Mumbai, 14 Nov (Commoditiescontrol): Sugar prices continued their downward trend on Wednesday, with ICE sugar futures reaching a near two-month low, weighed down by a strengthening U.S. dollar, which hit a year-high. The firmer dollar makes dollar-priced commodities like sugar more expensive for international buyers, contributing to the price decline. In London, sugar futures saw steeper losses after falling below the critical 200-day moving average, triggering technical selling.
Despite reports from Brazil’s industry group, Unica, indicating a 24.3% drop in sugar output from the Center-South region for the second half of October—producing 1.785 million metric tons—overall production for the 2024/25 season is still slightly up by 0.3%, totaling 37 million metric tons.
On the trading front, ICE March raw sugar futures fell by 0.18 cents, or 0.84%, closing at 21.17 cents per pound, after touching a near two-month low of 20.86 cents during the session. Meanwhile, London’s December white sugar futures declined by $4.80, or 0.88%, settling at $538.20 per metric ton.
Market participants noted that the strength of the dollar was a major factor behind the price drop, although a diminished outlook for Brazil's 2025/26 sugar production, partly due to recent wildfires, provided some underlying support. Crude oil prices, which have been weakening, also impacted ethanol prices, potentially prompting Brazilian mills to shift more sugarcane towards sugar production, which could further increase global sugar supply.
In addition, Germany’s industry association has forecast higher refined sugar production from beet crops in the 2024/25 season, although crop diseases may affect yields. Brazil's anticipated sugar production for late October could be down by 28.3% year-on-year, potentially at 1.69 million tons, according to early reports from S&P Global Commodity Insights.

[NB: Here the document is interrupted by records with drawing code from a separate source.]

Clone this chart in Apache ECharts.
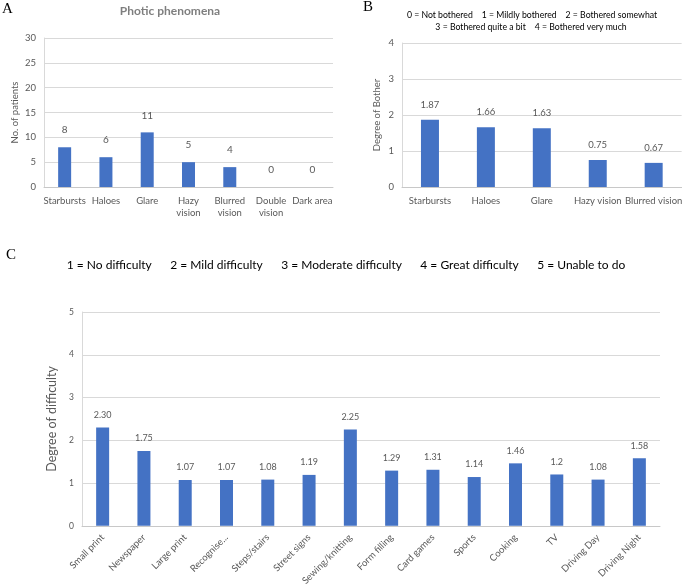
<!DOCTYPE html>
<html><head><meta charset="utf-8">
<script src="https://cdn.jsdelivr.net/npm/echarts@6/dist/echarts.min.js"></script>
<style>html,body{margin:0;padding:0;background:#fff}#c{width:685px;height:588px}</style>
</head><body><div id="c"></div>
<script>
const catsA = ['Starbursts','Haloes','Glare','Hazy\nvision','Blurred\nvision','Double\nvision','Dark area'];
const valsA = [8,6,11,5,4,0,0];
const ticksA = [0,5,10,15,20,25,30];

const catsB = ['Starbursts','Haloes','Glare','Hazy vision','Blurred vision'];
const valsB = [1.87,1.66,1.63,0.75,0.67];
const ticksB = [0,1,2,3,4];

const catsC = ['Small print','Newspaper','Large print','Recognise...','Steps/stairs','Street signs','Sewing/knitting','Form filling','Card games','Sports','Cooking','TV','Driving Day','Driving Night'];
const valsC = [2.30,1.75,1.07,1.07,1.08,1.19,2.25,1.29,1.31,1.14,1.46,1.2,1.08,1.58];
const labelsC = ['2.30','1.75','1.07','1.07','1.08','1.19','2.25','1.29','1.31','1.14','1.46','1.2','1.08','1.58'];
const ticksC = [0,1,2,3,4,5];

const F = 'Lato, "Open Sans", sans-serif';
const GRAY = '#595959';
const BLUE = '#4472C4';
const GRID = '#d9d9d9';

function yAx(idx, ticks, name, gap, nameSize, labelSize){
  return {gridIndex: idx, type:'value', min: ticks[0], max: ticks[ticks.length-1], interval: ticks[1]-ticks[0],
    name: name, nameLocation:'middle', nameGap: gap, nameRotate: 90,
    nameTextStyle:{color:GRAY, fontFamily:F, fontSize:nameSize},
    axisLine:{show:true, lineStyle:{color:GRID}}, axisTick:{show:false},
    axisLabel:{color:GRAY, fontFamily:F, fontSize:labelSize, margin:8},
    splitLine:{lineStyle:{color:GRID}}};
}
function xAx(idx, cats, extra){
  return Object.assign({gridIndex: idx, type:'category', data: cats,
    axisLine:{lineStyle:{color:'#c8c8c8'}}, axisTick:{show:false},
    axisLabel:{color:GRAY, fontFamily:F, fontSize:9.5, interval:0, margin:8, lineHeight:12}}, extra||{});
}

const chart = echarts.init(document.getElementById('c'));
chart.setOption({
  animation:false,
  textStyle:{fontFamily:F},
  grid:[
    {left:44, top:38, width:289, height:149},
    {left:402, top:43, width:283, height:144},
    {left:82, top:312, width:578, height:220}
  ],
  xAxis:[
    xAx(0, catsA),
    xAx(1, catsB),
    xAx(2, catsC, {axisLabel:{color:GRAY, fontFamily:F, fontSize:9.5, interval:0, rotate:45, margin:10}})
  ],
  yAxis:[
    yAx(0, ticksA, 'No. of patients', 24, 9.5, 9.5),
    yAx(1, ticksB, 'Degree of Bother', 20, 9.5, 9.5),
    yAx(2, ticksC, 'Degree of difficulty', 23, 12.5, 8.5)
  ],
  series:[
    {type:'bar', xAxisIndex:0, yAxisIndex:0, data: valsA, barWidth:13, itemStyle:{color:BLUE},
     label:{show:true, position:'top', distance:12, color:GRAY, fontFamily:F, fontSize:10}},
    {type:'bar', xAxisIndex:1, yAxisIndex:1, data: valsB, barWidth:18, itemStyle:{color:BLUE},
     label:{show:true, position:'top', distance:10, color:GRAY, fontFamily:F, fontSize:9.5}},
    {type:'bar', xAxisIndex:2, yAxisIndex:2, data: valsC, barWidth:13, itemStyle:{color:BLUE},
     label:{show:true, position:'top', distance:8, color:GRAY, fontFamily:F, fontSize:9,
       formatter: p => labelsC[p.dataIndex]}}
  ],
  graphic:[
    {type:'text', left:2, top:2, style:{text:'A', font:'15px "Liberation Serif", serif', fill:'#000'}},
    {type:'text', left:363, top:0, style:{text:'B', font:'15px "Liberation Serif", serif', fill:'#000'}},
    {type:'text', left:6, top:248, style:{text:'C', font:'15px "Liberation Serif", serif', fill:'#000'}},
    {type:'text', x:170, y:11, style:{text:'Photic phenomena', font:'bold 12px '+F, fill:'#7f7f7f', align:'center', verticalAlign:'middle'}},
    {type:'text', x:532, y:15, style:{text:'0 = Not bothered    1 = Mildly bothered    2 = Bothered somewhat', font:'8.7px '+F, fill:'#000', align:'center', verticalAlign:'middle'}},
    {type:'text', x:531, y:27, style:{text:'3 = Bothered quite a bit    4 = Bothered very much', font:'8.7px '+F, fill:'#000', align:'center', verticalAlign:'middle'}},
    {type:'text', x:346, y:265, style:{text:'1 = No difficulty      2 = Mild difficulty      3 = Moderate difficulty      4 = Great difficulty      5 = Unable to do', font:'12px '+F, fill:'#000', align:'center', verticalAlign:'middle'}}
  ]
});
</script></body></html>
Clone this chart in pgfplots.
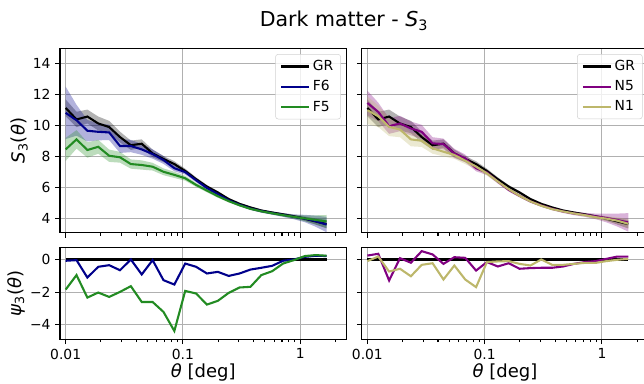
\documentclass[border=0pt]{standalone}
\usepackage{fontspec}
\setmainfont{DejaVu Sans}
\usepackage{pgfplots}
\pgfplotsset{compat=1.18}
\usepackage{pgfplotstable}
\usepgfplotslibrary{fillbetween}

\definecolor{cF6}{RGB}{0,0,139}
\definecolor{cF5}{RGB}{34,139,34}
\definecolor{cN5}{RGB}{128,0,128}
\definecolor{cN1}{RGB}{189,183,107}
\definecolor{gridc}{RGB}{176,176,176}

\pgfplotstableread{
x gr egr f6 ef6 f5 ef5 n5 en5 n1 en1
0.01000 11.14 0.55 10.82 1.70 8.45 0.75 11.46 0.80 10.99 0.90
0.01238 10.39 0.50 10.34 1.00 9.10 0.60 10.88 0.60 10.60 0.70
0.01532 10.58 0.45 9.66 0.70 8.41 0.50 9.96 0.50 9.91 0.60
0.01897 10.13 0.45 9.59 0.55 8.62 0.45 10.13 0.50 9.74 0.50
0.02349 9.90 0.40 9.55 0.50 8.04 0.40 9.81 0.45 9.10 0.45
0.02907 9.25 0.35 8.67 0.45 7.94 0.35 9.59 0.45 9.01 0.40
0.03598 8.72 0.30 8.67 0.40 7.50 0.30 8.84 0.40 8.52 0.35
0.04454 8.82 0.28 8.45 0.35 7.44 0.30 8.80 0.35 8.30 0.30
0.05515 8.19 0.25 8.15 0.30 7.33 0.25 8.19 0.30 8.09 0.25
0.06827 7.83 0.20 7.76 0.25 7.00 0.22 7.87 0.25 7.72 0.22
0.08451 7.50 0.18 7.23 0.20 6.80 0.20 7.23 0.20 7.33 0.18
0.1046 7.05 0.15 6.98 0.16 6.58 0.16 6.95 0.16 6.90 0.15
0.1295 6.52 0.12 6.45 0.13 6.15 0.13 6.37 0.13 6.37 0.12
0.1603 6.04 0.10 5.95 0.11 5.78 0.11 5.83 0.11 5.87 0.10
0.1985 5.66 0.09 5.55 0.10 5.42 0.10 5.44 0.10 5.44 0.09
0.2457 5.23 0.08 5.15 0.09 5.10 0.09 5.08 0.09 5.08 0.08
0.3041 4.92 0.07 4.86 0.09 4.83 0.08 4.82 0.09 4.80 0.08
0.3765 4.69 0.07 4.62 0.09 4.60 0.08 4.60 0.09 4.58 0.08
0.4661 4.49 0.07 4.45 0.10 4.44 0.08 4.43 0.10 4.43 0.08
0.5770 4.36 0.07 4.32 0.10 4.31 0.09 4.30 0.11 4.30 0.09
0.7143 4.24 0.08 4.20 0.12 4.19 0.10 4.21 0.13 4.19 0.10
0.8842 4.11 0.10 4.08 0.16 4.08 0.13 4.11 0.18 4.06 0.12
1.095 3.96 0.14 3.97 0.24 3.98 0.20 4.00 0.28 3.96 0.16
1.355 3.78 0.20 3.80 0.36 3.88 0.30 3.87 0.42 3.83 0.22
1.677 3.61 0.28 3.58 0.50 3.78 0.42 3.72 0.60 3.63 0.30
}\dataS

\pgfplotstableread{
x pf6 pf5 pn5 pn1
0.01000 -0.08 -1.85 0.24 -0.10
0.01238 -0.04 -0.96 0.35 0.18
0.01532 -1.11 -2.34 -1.29 -0.74
0.01897 -0.45 -2.03 0.08 -0.57
0.02349 -0.35 -2.30 -0.20 -1.03
0.02907 -0.66 -1.99 0.51 -0.33
0.03598 0.00 -1.64 0.31 -0.23
0.04454 -0.92 -2.61 -0.27 -1.23
0.05515 -0.04 -2.61 0.14 -0.37
0.06827 -1.27 -3.22 0.10 -1.23
0.08451 -1.54 -4.39 -0.68 -1.70
0.1046 -0.25 -1.93 -0.16 -0.16
0.1295 -0.45 -2.09 -0.43 -0.12
0.1603 -0.86 -2.77 -0.23 -0.10
0.1985 -0.76 -2.54 -0.57 -0.27
0.2457 -1.01 -2.05 -0.53 -0.37
0.3041 -0.86 -1.72 -0.51 0.00
0.3765 -0.62 -1.68 -0.51 -0.33
0.4661 -0.51 -0.96 -0.43 -0.33
0.5770 -0.39 -0.72 -0.27 -0.27
0.7143 -0.08 -0.25 -0.16 -0.21
0.8842 0.00 -0.04 -0.10 -0.21
1.095 0.16 0.21 0.04 -0.10
1.355 0.23 0.27 0.18 -0.02
1.677 0.21 0.23 0.18 0.04
}\dataP

\pgfplotsset{
  every axis/.append style={
    scale only axis, width=215pt,
    axis line style={line width=0.8pt},
    major tick length=3.6pt, minor tick length=2.1pt,
    tick align=outside, xtick pos=left, ytick pos=left,
    xmajorgrids, ymajorgrids,
    grid style={gridc, line width=0.8pt},
    tick style={black, line width=0.8pt},
    tick label style={font=\fontsize{10.4}{12}\selectfont},
    label style={font=\fontsize{13.5}{16}\selectfont},
    xlabel style={yshift=3.5pt},
    ylabel style={yshift=-3pt},
    legend style={at={(1,1)}, anchor=north east, xshift=-4.3pt, yshift=-4.3pt,
      draw=gray!35, rounded corners=2pt, fill=white, fill opacity=0.8, text opacity=1,
      font=\fontsize{10.4}{12}\selectfont, inner xsep=3.5pt, inner ysep=2.5pt,
      row sep=2pt, cells={anchor=west}},
  },
  legend image code/.code={\draw[#1, line width=1.56pt] (0pt,0pt) -- (21pt,0pt);},
}

\begin{document}
\begin{tikzpicture}

\node at (258pt,272pt) {\fontsize{15.4}{18}\selectfont Dark matter - {\itshape S}\textsubscript{3}};

% top left
\begin{axis}[at={(45pt,112.7pt)}, anchor=south west,
  height=138.3pt, xmode=log, xmin=0.00895, xmax=2.49, ymin=3.05, ymax=15.0,
  xtick={0.01,0.1,1}, xticklabels={},
  minor xtick={0.02,0.03,0.04,0.05,0.06,0.07,0.08,0.09,0.2,0.3,0.4,0.5,0.6,0.7,0.8,0.9,2},
  ytick={4,6,8,10,12,14}, yticklabels={4,6,8,10,12,14},
  ylabel={{\itshape S}\textsubscript{3}({\itshape θ})}]
\addplot[name path=aU, draw=none, forget plot] table[x=x, y expr=\thisrow{gr}+\thisrow{egr}] {\dataS};
\addplot[name path=aL, draw=none, forget plot] table[x=x, y expr=\thisrow{gr}-\thisrow{egr}] {\dataS};
\addplot[black, opacity=0.3, forget plot] fill between[of=aU and aL];
\addplot[name path=bU, draw=none, forget plot] table[x=x, y expr=\thisrow{f6}+\thisrow{ef6}] {\dataS};
\addplot[name path=bL, draw=none, forget plot] table[x=x, y expr=\thisrow{f6}-\thisrow{ef6}] {\dataS};
\addplot[cF6, opacity=0.3, forget plot] fill between[of=bU and bL];
\addplot[name path=cU, draw=none, forget plot] table[x=x, y expr=\thisrow{f5}+\thisrow{ef5}] {\dataS};
\addplot[name path=cL, draw=none, forget plot] table[x=x, y expr=\thisrow{f5}-\thisrow{ef5}] {\dataS};
\addplot[cF5, opacity=0.3, forget plot] fill between[of=cU and cL];
\addplot[black, line width=1.56pt] table[x=x, y=gr] {\dataS};
\addplot[cF6, line width=1.56pt] table[x=x, y=f6] {\dataS};
\addplot[cF5, line width=1.56pt] table[x=x, y=f5] {\dataS};
\legend{GR, F6, F5}
\end{axis}

% top right
\begin{axis}[at={(271.3pt,112.7pt)}, anchor=south west,
  height=138.3pt, xmode=log, xmin=0.00895, xmax=2.49, ymin=3.05, ymax=15.0,
  xtick={0.01,0.1,1}, xticklabels={},
  minor xtick={0.02,0.03,0.04,0.05,0.06,0.07,0.08,0.09,0.2,0.3,0.4,0.5,0.6,0.7,0.8,0.9,2},
  ytick={4,6,8,10,12,14}, yticklabels={}]
\addplot[name path=dU, draw=none, forget plot] table[x=x, y expr=\thisrow{gr}+\thisrow{egr}] {\dataS};
\addplot[name path=dL, draw=none, forget plot] table[x=x, y expr=\thisrow{gr}-\thisrow{egr}] {\dataS};
\addplot[black, opacity=0.3, forget plot] fill between[of=dU and dL];
\addplot[name path=eU, draw=none, forget plot] table[x=x, y expr=\thisrow{n5}+\thisrow{en5}] {\dataS};
\addplot[name path=eL, draw=none, forget plot] table[x=x, y expr=\thisrow{n5}-\thisrow{en5}] {\dataS};
\addplot[cN5, opacity=0.3, forget plot] fill between[of=eU and eL];
\addplot[name path=fU, draw=none, forget plot] table[x=x, y expr=\thisrow{n1}+\thisrow{en1}] {\dataS};
\addplot[name path=fL, draw=none, forget plot] table[x=x, y expr=\thisrow{n1}-\thisrow{en1}] {\dataS};
\addplot[cN1, opacity=0.3, forget plot] fill between[of=fU and fL];
\addplot[black, line width=1.56pt] table[x=x, y=gr] {\dataS};
\addplot[cN5, line width=1.56pt] table[x=x, y=n5] {\dataS};
\addplot[cN1, line width=1.56pt] table[x=x, y=n1] {\dataS};
\legend{GR, N5, N1}
\end{axis}

% bottom left
\begin{axis}[at={(45pt,32.8pt)}, anchor=south west,
  height=69pt, xmode=log, xmin=0.00895, xmax=2.49, ymin=-4.9, ymax=0.75,
  xtick={0.01,0.1,1}, xticklabels={0.01,0.1,1},
  minor xtick={0.02,0.03,0.04,0.05,0.06,0.07,0.08,0.09,0.2,0.3,0.4,0.5,0.6,0.7,0.8,0.9,2},
  ytick={-4,-2,0}, yticklabels={−4,−2,0},
  xlabel={{\itshape θ} [deg]},
  ylabel={{\itshape ψ}\textsubscript{3}({\itshape θ})}]
\addplot[black, line width=1.56pt] coordinates {(0.01,0) (1.677,0)};
\addplot[cF6, line width=1.56pt] table[x=x, y=pf6] {\dataP};
\addplot[cF5, line width=1.56pt] table[x=x, y=pf5] {\dataP};
\end{axis}

% bottom right
\begin{axis}[at={(271.3pt,32.8pt)}, anchor=south west,
  height=69pt, xmode=log, xmin=0.00895, xmax=2.49, ymin=-4.9, ymax=0.75,
  xtick={0.01,0.1,1}, xticklabels={0.01,0.1,1},
  minor xtick={0.02,0.03,0.04,0.05,0.06,0.07,0.08,0.09,0.2,0.3,0.4,0.5,0.6,0.7,0.8,0.9,2},
  ytick={-4,-2,0}, yticklabels={},
  xlabel={{\itshape θ} [deg]}]
\addplot[black, line width=1.56pt] coordinates {(0.01,0) (1.677,0)};
\addplot[cN5, line width=1.56pt] table[x=x, y=pn5] {\dataP};
\addplot[cN1, line width=1.56pt] table[x=x, y=pn1] {\dataP};
\end{axis}

\pgfresetboundingbox
\useasboundingbox (0,0) rectangle (483pt,287.25pt);
\end{tikzpicture}
\end{document}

A forecast for increased rainfall in Brazil’s Center-South region has eased earlier drought concerns, supporting the expectation of a stronger sugarcane yield. However, this positive weather outlook has dampened market sentiment, as increased supply could weigh further on prices. A November 5 COT report from London also showed funds liquidating long positions, with record-high net-long holdings previously reported.
Global sugar output is expected to drop by 5 million metric tons, according to Green Pool Commodity Specialists, while Brazil's crop agency, Conab, has revised the Center-South production outlook to 42 million tons. Meanwhile, India is poised for a strong sugar crop, thanks to above-average monsoon rainfall, marking the highest level in four years, with rainfall recorded at 934.8 mm—7.6% above the long-term average. India’s changes to ethanol policy could also impact sugar export levels.
Looking ahead, ICE raw sugar futures are expected to face support at 20.84 and 20.50 cents per pound, with resistance around 21.53 and 21.88 cents. Analysts are closely monitoring Brazil's production mix, with current estimates showing that 48.7% of its sugarcane is being allocated to sugar production, as developments in both Brazil and India continue to influence market dynamics.